Аналогично мнение Ле Карре и о всей массовой шпионской литературе: уводящая от больших проблем ложь, произвольно сфабрикованная мифология. «С конца прошлой войны и с начала «холодной» мы живем этой мифологией. В газетах нам постоянно рассказывают о шпионах, пойманных на Востоке или на Западе. Литература присвоила себе эту тему и, как это всегда бывает, создала миф, искажающий действительность или даже уничтожающий ее».
Отрицая всю эту продукцию мифологии и мифомании, Ле Карре поставил перед собой задачу связать конфликты шпионажа с человеческой драмой, с характерами и поведением героев, с проблемами, которые всегда были в центре науки о человеке, называемой литературой: «Я взял людей незначительных, безымянных, заурядных, подобных первому встречному прохожему, и оставил их в полнейшем хаосе, в магме шпионажа. Как бы смогли выбраться эти люди? С помощью усердия, предательства или безумия? Поиск ответа на эти вопросы очень увлекает меня».

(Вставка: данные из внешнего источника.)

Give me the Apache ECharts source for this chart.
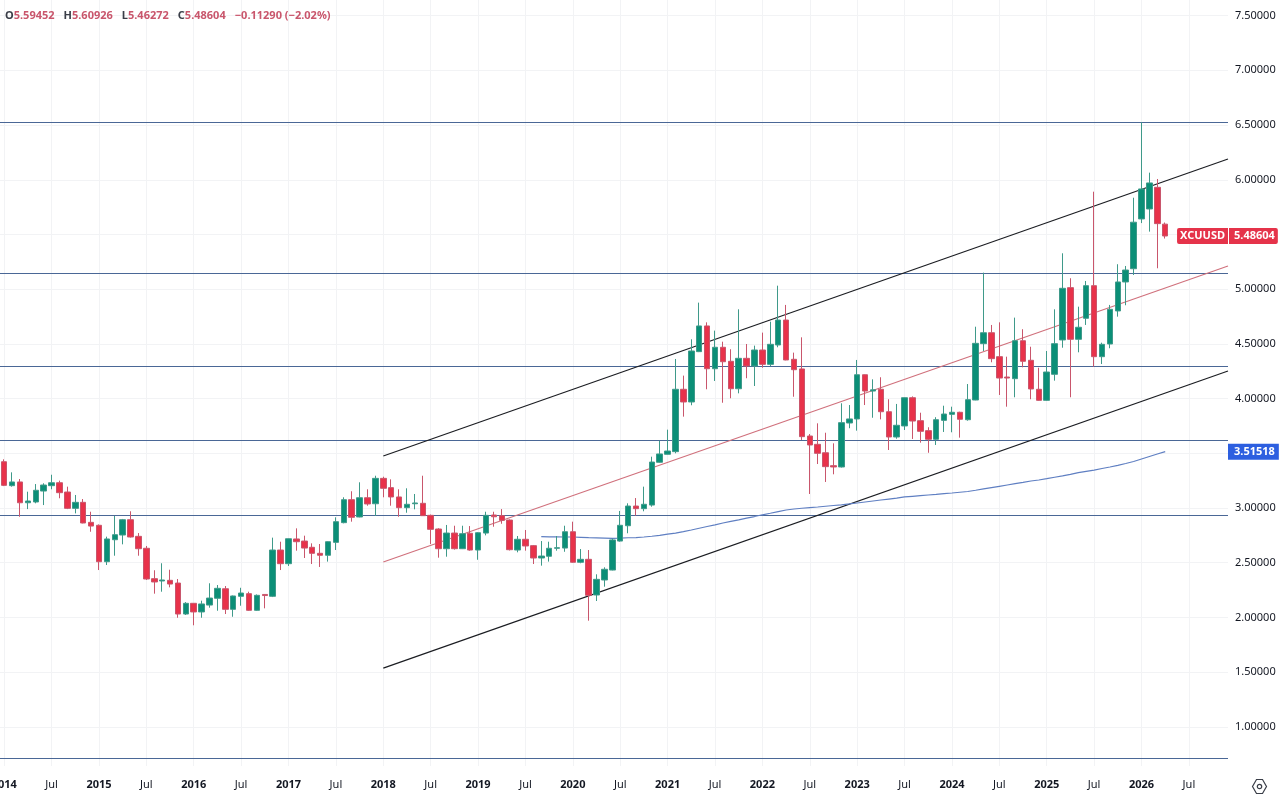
<!DOCTYPE html>
<html lang="en">
<head>
    <meta charset="UTF-8">
    <title>XCUUSD monthly</title>
    <script src="https://cdn.jsdelivr.net/npm/echarts@6/dist/echarts.min.js"></script>
    <style>
        html, body { margin: 0; padding: 0; background: #fff; }
        #chart { width: 1280px; height: 796px; }
    </style>
</head>
<body>
    <div id="chart"></div>

    <script>
        // monthly candles, Jan 2014 .. Apr 2026, one line per year
        const opens = [
            3.423,3.204,3.238,3.048,3.055,3.155,3.204,3.231,3.146,2.997,3.052,2.869,
            2.842,2.509,2.71,2.753,2.893,2.741,2.632,2.354,2.333,2.339,2.314,2.031,
            2.129,2.05,2.113,2.175,2.262,2.074,2.193,2.217,2.065,2.21,2.193,2.616,
            2.491,2.717,2.698,2.641,2.586,2.568,2.686,2.866,3.076,2.918,3.094,3.039,
            3.271,3.186,3.101,3.003,3.039,3.043,2.933,2.808,2.628,2.771,2.628,2.769,
            2.616,2.771,2.936,2.93,2.89,2.616,2.714,2.656,2.543,2.559,2.632,2.634,
            2.783,2.504,2.531,2.205,2.342,2.433,2.698,2.838,3.018,2.994,3.027,3.418,
            3.491,3.515,4.085,3.969,4.429,4.664,4.273,4.469,4.341,4.09,4.368,4.298,
            4.444,4.313,4.49,4.718,4.359,4.271,3.658,3.582,3.505,3.387,3.375,3.777,
            3.814,4.218,4.069,4.085,3.88,3.649,3.75,4.008,3.798,3.707,3.628,3.801,
            3.856,3.875,3.807,3.987,4.502,4.602,4.383,4.197,4.182,4.529,4.35,4.085,
            3.984,4.222,4.536,5.014,4.542,4.734,5.032,4.383,4.499,4.801,5.066,5.187,
            5.642,5.733,5.931,5.59452
        ];
        const closes = [
            3.207,3.238,3.048,3.064,3.162,3.21,3.231,3.14,2.997,3.052,2.863,2.835,
            2.509,2.717,2.756,2.893,2.735,2.628,2.351,2.324,2.342,2.305,2.031,2.129,
            2.05,2.123,2.177,2.266,2.074,2.196,2.223,2.065,2.202,2.2,2.616,2.491,
            2.719,2.692,2.634,2.586,2.568,2.692,2.875,3.076,2.915,3.094,3.037,3.271,
            3.18,3.101,3.003,3.034,3.046,2.93,2.805,2.628,2.771,2.628,2.765,2.616,
            2.774,2.933,2.92,2.887,2.619,2.714,2.653,2.543,2.561,2.632,2.637,2.783,
            2.504,2.531,2.202,2.348,2.44,2.708,2.842,3.018,2.994,3.034,3.42,3.494,
            3.521,4.085,3.969,4.435,4.664,4.273,4.469,4.337,4.09,4.368,4.298,4.444,
            4.313,4.496,4.718,4.353,4.264,3.652,3.576,3.5,3.378,3.375,3.78,3.814,
            4.218,4.069,4.08,3.88,3.649,3.756,4.008,3.795,3.701,3.628,3.807,3.859,
            3.875,3.811,3.99,4.505,4.602,4.365,4.188,4.188,4.529,4.341,4.088,3.984,
            4.243,4.502,5.008,4.542,4.652,5.032,4.383,4.496,4.816,5.066,5.175,5.612,
            5.916,5.971,5.599,5.48604
        ];
        const highs = [
            3.445,3.326,3.265,3.149,3.219,3.226,3.304,3.25,3.195,3.119,3.082,2.966,
            2.85,2.738,2.927,2.9,2.97,2.771,2.653,2.431,2.495,2.436,2.351,2.14,
            2.13,2.153,2.312,2.296,2.287,2.2,2.271,2.235,2.21,2.21,2.729,2.692,
            2.72,2.814,2.747,2.677,2.671,2.695,2.915,3.098,3.153,3.235,3.171,3.295,
            3.286,3.262,3.171,3.18,3.128,3.295,2.94,2.815,2.845,2.838,2.838,2.835,
            2.78,2.966,2.966,2.99,2.896,2.744,2.799,2.662,2.698,2.692,2.744,2.838,
            2.875,2.625,2.616,2.394,2.458,2.72,2.973,3.043,3.091,3.195,3.469,3.615,
            3.716,4.362,4.21,4.542,4.877,4.697,4.621,4.52,4.451,4.816,4.499,4.484,
            4.603,4.703,5.032,4.856,4.42,4.56,3.676,3.774,3.688,3.591,3.957,3.941,
            4.353,4.22,4.176,4.195,3.994,3.951,4.01,4.02,3.871,3.738,3.83,3.935,
            3.926,3.88,4.133,4.657,5.151,4.673,4.697,4.383,4.74,4.634,4.474,4.282,
            4.435,4.816,5.328,5.1,4.84,5.075,5.891,4.511,4.856,5.228,5.212,5.836,
            6.526,6.065,6.007,5.60926
        ];
        const lows = [
            3.2,3.195,2.92,2.99,3.043,3.027,3.171,3.089,2.99,2.951,2.86,2.783,
            2.433,2.479,2.564,2.668,2.73,2.564,2.342,2.217,2.235,2.275,1.997,2.022,
            1.928,1.997,2.089,2.061,2.031,2.006,2.107,2.06,2.06,2.083,2.186,2.433,
            2.47,2.61,2.543,2.488,2.461,2.51,2.616,2.86,2.875,2.915,3.021,2.927,
            3.098,3.021,2.92,2.957,2.988,2.927,2.671,2.546,2.555,2.62,2.625,2.61,
            2.527,2.75,2.829,2.856,2.612,2.595,2.61,2.488,2.473,2.51,2.61,2.6,
            2.5,2.495,1.97,2.15,2.281,2.43,2.692,2.769,2.93,2.97,3.012,3.415,
            3.49,3.5,3.835,3.939,4.425,4.085,4.161,3.962,4.003,4.048,4.186,4.115,
            4.282,4.298,4.469,4.35,4.017,3.622,3.128,3.402,3.238,3.308,3.37,3.729,
            3.707,3.941,3.825,3.81,3.53,3.633,3.713,3.631,3.597,3.505,3.576,3.695,
            3.692,3.643,3.798,3.985,4.435,4.332,4.033,3.926,4.012,4.286,3.994,3.98,
            3.98,4.164,4.465,4.012,4.423,4.673,4.292,4.316,4.46,4.749,4.853,5.13,
            5.604,5.526,5.191,5.46272
        ];

        // moving average, starts at month index 68 (Sep 2019)
        const maStart = 68;
        const maValues = [
            2.738,2.737,2.736,2.735,2.735,2.732,2.729,2.727,2.725,2.723,2.725,2.728,
            2.73,2.735,2.742,2.75,2.761,2.771,2.784,2.799,2.815,2.831,2.846,2.863,
            2.878,2.892,2.907,2.922,2.938,2.952,2.967,2.982,2.991,2.998,3.004,3.009,
            3.016,3.023,3.029,3.037,3.046,3.055,3.064,3.073,3.082,3.091,3.101,3.107,
            3.113,3.119,3.125,3.132,3.137,3.144,3.151,3.162,3.174,3.186,3.198,3.21,
            3.222,3.234,3.247,3.256,3.268,3.281,3.294,3.308,3.323,3.335,3.347,3.361,
            3.375,3.39,3.407,3.425,3.448,3.471,3.494,3.51518
        ];

        // drawn lines
        const levels = [6.528, 5.148, 4.298, 3.622, 2.927, 0.715];
        const channelX = [48, 154.95];
        const upperChannel = [3.475, 6.19];
        const middleChannel = [2.506, 5.212];
        const lowerChannel = [1.537, 4.252];

        // axes
        const monthTicks = [0,6,12,18,24,30,36,42,48,54,60,66,72,78,84,90,96,102,108,114,120,126,132,138,144,150];
        const monthLabels = ['2014','Jul','2015','Jul','2016','Jul','2017','Jul','2018','Jul','2019','Jul','2020','Jul','2021','Jul','2022','Jul','2023','Jul','2024','Jul','2025','Jul','2026','Jul'];
        const priceTicks = [1,1.5,2,2.5,3,3.5,4,4.5,5,5.5,6,6.5,7,7.5];

        const xMin = -0.53;
        const xMax = 154.95;
        const lastClose = 5.48604;
        const lastMa = 3.51518;

        const fontName = '"Noto Sans", sans-serif';
        const upColor = '#0b8f77';
        const downColor = '#e8324a';
        const upWick = '#3f9a8a';
        const downWick = '#c9566c';
        const levelColor = '#4a6796';

        const chart = echarts.init(document.getElementById('chart'));

        const candleData = opens.map((o, i) => [i, o, closes[i], lows[i], highs[i]]);
        const maData = maValues.map((v, i) => [maStart + i, v]);

        function channelSeries(name, values, color, width) {
            return {
                name: name,
                type: 'line',
                z: 2,
                silent: true,
                symbol: 'none',
                lineStyle: { color: color, width: width },
                data: channelX.map((x, i) => [x, values[i]])
            };
        }

        const option = {
            animation: false,
            backgroundColor: '#ffffff',
            title: {
                left: 5,
                top: 7,
                padding: 0,
                text: '{k|O}{v|5.59452} {g|H}{v|5.60926} {g|L}{v|5.46272} {g|C}{v|5.48604} {m|\u22120.11290 (\u22122.02%)}',
                textStyle: {
                    rich: {
                        k: { fontFamily: fontName, fontSize: 11, color: '#3a3e48' },
                        g: { fontFamily: fontName, fontSize: 11, color: '#3a3e48', padding: [0, 0, 0, 4] },
                        v: { fontFamily: fontName, fontSize: 11, color: '#c9566c' },
                        m: { fontFamily: fontName, fontSize: 11, color: '#c9566c', padding: [0, 0, 0, 4] }
                    }
                }
            },
            grid: { left: 0, right: 52, top: 0, bottom: 30, outerBoundsMode: 'none' },
            xAxis: {
                type: 'value',
                min: xMin,
                max: xMax,
                axisLine: { show: false },
                axisTick: { show: false, customValues: monthTicks },
                splitLine: { show: true, lineStyle: { color: '#f2f3f5', width: 1 } },
                axisLabel: {
                    customValues: monthTicks,
                    margin: 13,
                    fontFamily: fontName,
                    fontSize: 11,
                    color: '#131722',
                    formatter: function (value) {
                        const label = monthLabels[monthTicks.indexOf(value)];
                        return label === 'Jul' ? label : '{y|' + label + '}';
                    },
                    rich: { y: { fontFamily: fontName, fontSize: 11, fontWeight: 'bold', color: '#131722' } }
                }
            },
            yAxis: {
                type: 'value',
                position: 'right',
                min: 0.642,
                max: 7.643,
                axisLine: { show: false },
                axisTick: { show: false, customValues: priceTicks },
                splitLine: { show: true, lineStyle: { color: '#f2f3f5', width: 1 } },
                axisLabel: {
                    customValues: priceTicks,
                    margin: 7,
                    fontFamily: fontName,
                    fontSize: 11,
                    color: '#131722',
                    formatter: value => value.toFixed(5)
                }
            },
            series: [
                channelSeries('Upper channel', upperChannel, '#1b1d22', 1.2),
                channelSeries('Middle channel', middleChannel, '#d0707c', 1.1),
                channelSeries('Lower channel', lowerChannel, '#1b1d22', 1.2),
                {
                    name: 'MA',
                    type: 'line',
                    z: 2,
                    silent: true,
                    symbol: 'none',
                    lineStyle: { color: '#5f7fc2', width: 1.2 },
                    data: maData
                },
                {
                    name: 'XCUUSD',
                    type: 'candlestick',
                    z: 3,
                    barWidth: 6,
                    itemStyle: {
                        color: upColor,
                        color0: downColor,
                        borderColor: upWick,
                        borderColor0: downWick,
                        borderWidth: 1
                    },
                    data: candleData,
                    markLine: {
                        silent: true,
                        z: 1,
                        symbol: 'none',
                        label: { show: false },
                        lineStyle: { color: levelColor, width: 1.2, type: 'solid' },
                        data: levels.map(v => ({ yAxis: v }))
                    }
                },
                {
                    name: 'Price labels',
                    type: 'scatter',
                    z: 5,
                    silent: true,
                    symbolSize: 0,
                    clip: false,
                    itemStyle: { opacity: 1 },
                    data: [
                        {
                            value: [xMax, lastClose],
                            label: {
                                show: true, position: 'left', distance: 0, formatter: 'XCUUSD', opacity: 1,
                                backgroundColor: '#e5334a', color: '#fff', fontFamily: fontName, fontSize: 11, fontWeight: 'bold',
                                padding: [3, 3, 2, 3], borderRadius: [2, 0, 0, 2]
                            }
                        },
                        {
                            value: [xMax, lastClose],
                            label: {
                                show: true, position: 'right', distance: 1, formatter: lastClose.toFixed(5), opacity: 1,
                                backgroundColor: '#e5334a', color: '#fff', fontFamily: fontName, fontSize: 11, fontWeight: 'bold',
                                padding: [3, 3, 2, 5], borderRadius: [0, 2, 2, 0]
                            }
                        },
                        {
                            value: [xMax, lastMa],
                            label: {
                                show: true, position: 'right', distance: 0, formatter: lastMa.toFixed(5), opacity: 1,
                                backgroundColor: '#2d5fe0', color: '#fff', fontFamily: fontName, fontSize: 11, fontWeight: 'bold',
                                padding: [3, 4, 2, 6]
                            }
                        }
                    ]
                }
            ],
            graphic: [
                {
                    // settings icon, bottom right
                    type: 'group',
                    left: 1250,
                    top: 777,
                    children: [
                        {
                            type: 'polygon',
                            shape: { points: [[4, 0], [10, 0], [14, 7], [10, 14], [4, 14], [0, 7]] },
                            style: { fill: 'none', stroke: '#3a3e48', lineWidth: 1.2 }
                        },
                        {
                            type: 'circle',
                            shape: { cx: 7, cy: 7, r: 2.2 },
                            style: { fill: 'none', stroke: '#3a3e48', lineWidth: 1.2 }
                        }
                    ]
                }
            ]
        };

        chart.setOption(option);
    </script>
</body>
</html>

Попытка ответить на них и привела писателя к созданию его четвертого романа — «Зеркальная война» («The Looking Glass War», 1965). Здесь перед нами уже судьба не одного основного героя, а деятельность группы людей, служащих в каком-то секретном разведывательном управлении: это глава шпионской секции Леклерк и его помощники — Тэйлор, Авери, Удфорд и Халдейн. У этой организации славное прошлое и бесцветное настоящее. Она влачит свое жалкое существование, почти забытая министерством, в каком-то заброшенном здании, без всяких средств и даже без легковой машины. По стенам комнат развешены фотоснимки времен войны, и Леклерк с чувством умиления и тоски говорит об этом чудесном, прекрасном времени — войне, когда их разведка процветала, а в министерстве считались с ней и предоставляли ей полную свободу действия. Но времена изменились, и Леклерк со своими людьми никому теперь не нужен.